--- Begin ---

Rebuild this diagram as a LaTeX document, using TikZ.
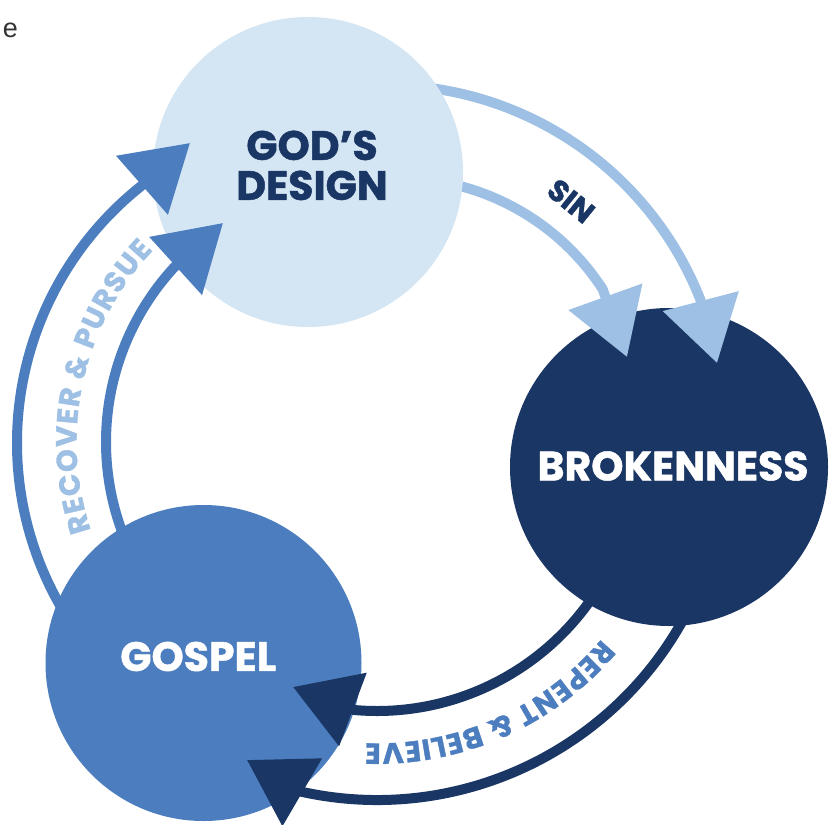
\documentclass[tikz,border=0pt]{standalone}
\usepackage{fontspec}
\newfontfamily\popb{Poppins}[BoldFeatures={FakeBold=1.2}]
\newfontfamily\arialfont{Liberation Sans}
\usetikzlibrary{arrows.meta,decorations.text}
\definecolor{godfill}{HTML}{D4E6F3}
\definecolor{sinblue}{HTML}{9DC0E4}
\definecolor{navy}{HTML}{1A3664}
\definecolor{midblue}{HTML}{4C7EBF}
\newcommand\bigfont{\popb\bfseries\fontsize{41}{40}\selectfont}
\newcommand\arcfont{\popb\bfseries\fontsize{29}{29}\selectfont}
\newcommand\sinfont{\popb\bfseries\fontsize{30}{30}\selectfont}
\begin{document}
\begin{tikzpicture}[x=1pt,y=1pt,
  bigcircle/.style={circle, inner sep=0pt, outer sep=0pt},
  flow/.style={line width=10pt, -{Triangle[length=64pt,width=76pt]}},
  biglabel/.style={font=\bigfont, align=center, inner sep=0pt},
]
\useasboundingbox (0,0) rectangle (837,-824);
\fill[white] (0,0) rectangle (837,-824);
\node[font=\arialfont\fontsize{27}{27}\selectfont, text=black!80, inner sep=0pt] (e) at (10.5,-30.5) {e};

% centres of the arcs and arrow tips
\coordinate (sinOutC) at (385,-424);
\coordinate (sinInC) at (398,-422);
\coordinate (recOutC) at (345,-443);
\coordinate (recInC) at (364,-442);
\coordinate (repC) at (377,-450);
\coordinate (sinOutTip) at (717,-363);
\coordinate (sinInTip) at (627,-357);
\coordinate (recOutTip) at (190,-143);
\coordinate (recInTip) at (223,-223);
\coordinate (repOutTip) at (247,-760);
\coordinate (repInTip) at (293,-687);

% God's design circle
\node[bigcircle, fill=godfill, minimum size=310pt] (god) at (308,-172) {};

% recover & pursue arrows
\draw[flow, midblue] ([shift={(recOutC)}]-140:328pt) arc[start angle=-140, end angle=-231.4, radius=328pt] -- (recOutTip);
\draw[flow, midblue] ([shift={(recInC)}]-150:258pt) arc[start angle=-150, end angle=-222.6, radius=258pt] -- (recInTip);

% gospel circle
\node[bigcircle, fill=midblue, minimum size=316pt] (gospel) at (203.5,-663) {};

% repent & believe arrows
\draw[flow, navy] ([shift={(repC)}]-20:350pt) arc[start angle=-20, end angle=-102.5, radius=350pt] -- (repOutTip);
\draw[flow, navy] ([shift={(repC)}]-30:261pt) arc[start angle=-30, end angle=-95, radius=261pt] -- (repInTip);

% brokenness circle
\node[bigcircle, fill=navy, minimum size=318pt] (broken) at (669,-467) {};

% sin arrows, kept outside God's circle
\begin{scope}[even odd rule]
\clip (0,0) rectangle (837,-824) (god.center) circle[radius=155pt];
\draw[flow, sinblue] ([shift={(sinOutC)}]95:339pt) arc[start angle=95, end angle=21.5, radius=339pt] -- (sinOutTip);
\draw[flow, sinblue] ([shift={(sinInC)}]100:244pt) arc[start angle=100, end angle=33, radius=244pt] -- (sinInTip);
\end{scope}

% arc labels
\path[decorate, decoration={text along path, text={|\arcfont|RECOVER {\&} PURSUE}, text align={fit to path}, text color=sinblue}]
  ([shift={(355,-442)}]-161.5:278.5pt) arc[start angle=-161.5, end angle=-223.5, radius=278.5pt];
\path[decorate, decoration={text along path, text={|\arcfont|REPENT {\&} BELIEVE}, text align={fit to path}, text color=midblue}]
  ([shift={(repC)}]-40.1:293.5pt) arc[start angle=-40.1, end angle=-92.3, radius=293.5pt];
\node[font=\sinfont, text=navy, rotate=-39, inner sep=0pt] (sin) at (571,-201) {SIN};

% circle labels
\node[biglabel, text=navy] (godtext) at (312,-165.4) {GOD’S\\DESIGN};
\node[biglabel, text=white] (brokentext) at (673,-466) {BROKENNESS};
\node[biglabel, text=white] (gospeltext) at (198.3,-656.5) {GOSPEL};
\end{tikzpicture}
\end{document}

--- End ---

-- DESCRIPTION OF THE TASK --
Extract the full listing exactly, with the pictures left out.

-- ANSWER TO THIS PROBLEM --
Rebuild this diagram as a LaTeX document, using TikZ.
\documentclass[tikz,border=0pt]{standalone}
\usepackage{fontspec}
\newfontfamily\popb{Poppins}[BoldFeatures={FakeBold=1.2}]
\newfontfamily\arialfont{Liberation Sans}
\usetikzlibrary{arrows.meta,decorations.text}
\definecolor{godfill}{HTML}{D4E6F3}
\definecolor{sinblue}{HTML}{9DC0E4}
\definecolor{navy}{HTML}{1A3664}
\definecolor{midblue}{HTML}{4C7EBF}
\newcommand\bigfont{\popb\bfseries\fontsize{41}{40}\selectfont}
\newcommand\arcfont{\popb\bfseries\fontsize{29}{29}\selectfont}
\newcommand\sinfont{\popb\bfseries\fontsize{30}{30}\selectfont}
\begin{document}
\begin{tikzpicture}[x=1pt,y=1pt,
  bigcircle/.style={circle, inner sep=0pt, outer sep=0pt},
  flow/.style={line width=10pt, -{Triangle[length=64pt,width=76pt]}},
  biglabel/.style={font=\bigfont, align=center, inner sep=0pt},
]
\useasboundingbox (0,0) rectangle (837,-824);
\fill[white] (0,0) rectangle (837,-824);
\node[font=\arialfont\fontsize{27}{27}\selectfont, text=black!80, inner sep=0pt] (e) at (10.5,-30.5) {e};

% centres of the arcs and arrow tips
\coordinate (sinOutC) at (385,-424);
\coordinate (sinInC) at (398,-422);
\coordinate (recOutC) at (345,-443);
\coordinate (recInC) at (364,-442);
\coordinate (repC) at (377,-450);
\coordinate (sinOutTip) at (717,-363);
\coordinate (sinInTip) at (627,-357);
\coordinate (recOutTip) at (190,-143);
\coordinate (recInTip) at (223,-223);
\coordinate (repOutTip) at (247,-760);
\coordinate (repInTip) at (293,-687);

% God's design circle
\node[bigcircle, fill=godfill, minimum size=310pt] (god) at (308,-172) {};

% recover & pursue arrows
\draw[flow, midblue] ([shift={(recOutC)}]-140:328pt) arc[start angle=-140, end angle=-231.4, radius=328pt] -- (recOutTip);
\draw[flow, midblue] ([shift={(recInC)}]-150:258pt) arc[start angle=-150, end angle=-222.6, radius=258pt] -- (recInTip);

% gospel circle
\node[bigcircle, fill=midblue, minimum size=316pt] (gospel) at (203.5,-663) {};

% repent & believe arrows
\draw[flow, navy] ([shift={(repC)}]-20:350pt) arc[start angle=-20, end angle=-102.5, radius=350pt] -- (repOutTip);
\draw[flow, navy] ([shift={(repC)}]-30:261pt) arc[start angle=-30, end angle=-95, radius=261pt] -- (repInTip);

% brokenness circle
\node[bigcircle, fill=navy, minimum size=318pt] (broken) at (669,-467) {};

% sin arrows, kept outside God's circle
\begin{scope}[even odd rule]
\clip (0,0) rectangle (837,-824) (god.center) circle[radius=155pt];
\draw[flow, sinblue] ([shift={(sinOutC)}]95:339pt) arc[start angle=95, end angle=21.5, radius=339pt] -- (sinOutTip);
\draw[flow, sinblue] ([shift={(sinInC)}]100:244pt) arc[start angle=100, end angle=33, radius=244pt] -- (sinInTip);
\end{scope}

% arc labels
\path[decorate, decoration={text along path, text={|\arcfont|RECOVER {\&} PURSUE}, text align={fit to path}, text color=sinblue}]
  ([shift={(355,-442)}]-161.5:278.5pt) arc[start angle=-161.5, end angle=-223.5, radius=278.5pt];
\path[decorate, decoration={text along path, text={|\arcfont|REPENT {\&} BELIEVE}, text align={fit to path}, text color=midblue}]
  ([shift={(repC)}]-40.1:293.5pt) arc[start angle=-40.1, end angle=-92.3, radius=293.5pt];
\node[font=\sinfont, text=navy, rotate=-39, inner sep=0pt] (sin) at (571,-201) {SIN};

% circle labels
\node[biglabel, text=navy] (godtext) at (312,-165.4) {GOD’S\\DESIGN};
\node[biglabel, text=white] (brokentext) at (673,-466) {BROKENNESS};
\node[biglabel, text=white] (gospeltext) at (198.3,-656.5) {GOSPEL};
\end{tikzpicture}
\end{document}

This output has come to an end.